▶ **Exercise aim**: Give the listing again in full, exactly as written.

▶ **Data provided**:
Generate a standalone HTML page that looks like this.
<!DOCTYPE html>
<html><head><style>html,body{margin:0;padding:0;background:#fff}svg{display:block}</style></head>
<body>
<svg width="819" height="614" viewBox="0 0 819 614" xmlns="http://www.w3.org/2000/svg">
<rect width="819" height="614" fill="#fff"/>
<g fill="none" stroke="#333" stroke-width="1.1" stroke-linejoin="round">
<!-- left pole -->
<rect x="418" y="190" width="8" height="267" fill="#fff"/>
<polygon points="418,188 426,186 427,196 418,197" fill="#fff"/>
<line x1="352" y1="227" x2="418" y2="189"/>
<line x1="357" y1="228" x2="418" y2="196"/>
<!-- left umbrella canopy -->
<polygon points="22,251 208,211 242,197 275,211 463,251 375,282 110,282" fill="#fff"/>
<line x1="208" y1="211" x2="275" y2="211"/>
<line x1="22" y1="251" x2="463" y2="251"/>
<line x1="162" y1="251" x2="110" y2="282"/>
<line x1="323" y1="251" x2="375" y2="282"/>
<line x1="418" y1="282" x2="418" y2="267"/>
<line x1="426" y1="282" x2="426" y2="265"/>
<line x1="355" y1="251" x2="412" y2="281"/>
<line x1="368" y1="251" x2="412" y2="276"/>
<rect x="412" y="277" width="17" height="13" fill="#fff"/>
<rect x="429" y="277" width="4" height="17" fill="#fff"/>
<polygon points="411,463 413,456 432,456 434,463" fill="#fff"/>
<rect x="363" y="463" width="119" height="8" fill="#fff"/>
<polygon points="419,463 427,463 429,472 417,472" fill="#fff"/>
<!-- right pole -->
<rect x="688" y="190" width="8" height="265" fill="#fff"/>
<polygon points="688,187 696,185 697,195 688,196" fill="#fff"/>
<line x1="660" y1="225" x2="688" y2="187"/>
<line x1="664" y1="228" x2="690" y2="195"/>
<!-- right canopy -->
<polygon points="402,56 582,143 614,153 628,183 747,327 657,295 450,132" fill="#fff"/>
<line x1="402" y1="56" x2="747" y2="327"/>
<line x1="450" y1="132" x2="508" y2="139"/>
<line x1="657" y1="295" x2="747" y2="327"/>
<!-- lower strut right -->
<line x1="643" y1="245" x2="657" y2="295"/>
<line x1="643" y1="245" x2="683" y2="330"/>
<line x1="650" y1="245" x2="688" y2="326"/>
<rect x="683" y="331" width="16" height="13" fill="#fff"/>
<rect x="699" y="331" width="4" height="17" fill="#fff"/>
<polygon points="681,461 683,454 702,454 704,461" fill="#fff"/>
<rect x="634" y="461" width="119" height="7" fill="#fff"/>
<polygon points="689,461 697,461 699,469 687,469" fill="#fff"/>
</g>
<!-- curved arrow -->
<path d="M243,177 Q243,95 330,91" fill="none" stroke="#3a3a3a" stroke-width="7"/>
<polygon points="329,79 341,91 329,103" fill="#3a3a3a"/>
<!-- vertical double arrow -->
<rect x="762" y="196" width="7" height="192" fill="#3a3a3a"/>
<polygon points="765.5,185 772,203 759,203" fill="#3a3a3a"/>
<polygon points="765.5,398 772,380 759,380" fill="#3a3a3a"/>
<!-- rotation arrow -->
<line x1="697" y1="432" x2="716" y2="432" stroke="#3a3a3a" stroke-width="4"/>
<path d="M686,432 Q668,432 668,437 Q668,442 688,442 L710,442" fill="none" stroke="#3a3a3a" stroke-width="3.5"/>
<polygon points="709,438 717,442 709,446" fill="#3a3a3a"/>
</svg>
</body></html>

▶ **Task answer**:
Generate a standalone HTML page that looks like this.
<!DOCTYPE html>
<html><head><style>html,body{margin:0;padding:0;background:#fff}svg{display:block}</style></head>
<body>
<svg width="819" height="614" viewBox="0 0 819 614" xmlns="http://www.w3.org/2000/svg">
<rect width="819" height="614" fill="#fff"/>
<g fill="none" stroke="#333" stroke-width="1.1" stroke-linejoin="round">
<!-- left pole -->
<rect x="418" y="190" width="8" height="267" fill="#fff"/>
<polygon points="418,188 426,186 427,196 418,197" fill="#fff"/>
<line x1="352" y1="227" x2="418" y2="189"/>
<line x1="357" y1="228" x2="418" y2="196"/>
<!-- left umbrella canopy -->
<polygon points="22,251 208,211 242,197 275,211 463,251 375,282 110,282" fill="#fff"/>
<line x1="208" y1="211" x2="275" y2="211"/>
<line x1="22" y1="251" x2="463" y2="251"/>
<line x1="162" y1="251" x2="110" y2="282"/>
<line x1="323" y1="251" x2="375" y2="282"/>
<line x1="418" y1="282" x2="418" y2="267"/>
<line x1="426" y1="282" x2="426" y2="265"/>
<line x1="355" y1="251" x2="412" y2="281"/>
<line x1="368" y1="251" x2="412" y2="276"/>
<rect x="412" y="277" width="17" height="13" fill="#fff"/>
<rect x="429" y="277" width="4" height="17" fill="#fff"/>
<polygon points="411,463 413,456 432,456 434,463" fill="#fff"/>
<rect x="363" y="463" width="119" height="8" fill="#fff"/>
<polygon points="419,463 427,463 429,472 417,472" fill="#fff"/>
<!-- right pole -->
<rect x="688" y="190" width="8" height="265" fill="#fff"/>
<polygon points="688,187 696,185 697,195 688,196" fill="#fff"/>
<line x1="660" y1="225" x2="688" y2="187"/>
<line x1="664" y1="228" x2="690" y2="195"/>
<!-- right canopy -->
<polygon points="402,56 582,143 614,153 628,183 747,327 657,295 450,132" fill="#fff"/>
<line x1="402" y1="56" x2="747" y2="327"/>
<line x1="450" y1="132" x2="508" y2="139"/>
<line x1="657" y1="295" x2="747" y2="327"/>
<!-- lower strut right -->
<line x1="643" y1="245" x2="657" y2="295"/>
<line x1="643" y1="245" x2="683" y2="330"/>
<line x1="650" y1="245" x2="688" y2="326"/>
<rect x="683" y="331" width="16" height="13" fill="#fff"/>
<rect x="699" y="331" width="4" height="17" fill="#fff"/>
<polygon points="681,461 683,454 702,454 704,461" fill="#fff"/>
<rect x="634" y="461" width="119" height="7" fill="#fff"/>
<polygon points="689,461 697,461 699,469 687,469" fill="#fff"/>
</g>
<!-- curved arrow -->
<path d="M243,177 Q243,95 330,91" fill="none" stroke="#3a3a3a" stroke-width="7"/>
<polygon points="329,79 341,91 329,103" fill="#3a3a3a"/>
<!-- vertical double arrow -->
<rect x="762" y="196" width="7" height="192" fill="#3a3a3a"/>
<polygon points="765.5,185 772,203 759,203" fill="#3a3a3a"/>
<polygon points="765.5,398 772,380 759,380" fill="#3a3a3a"/>
<!-- rotation arrow -->
<line x1="697" y1="432" x2="716" y2="432" stroke="#3a3a3a" stroke-width="4"/>
<path d="M686,432 Q668,432 668,437 Q668,442 688,442 L710,442" fill="none" stroke="#3a3a3a" stroke-width="3.5"/>
<polygon points="709,438 717,442 709,446" fill="#3a3a3a"/>
</svg>
</body></html>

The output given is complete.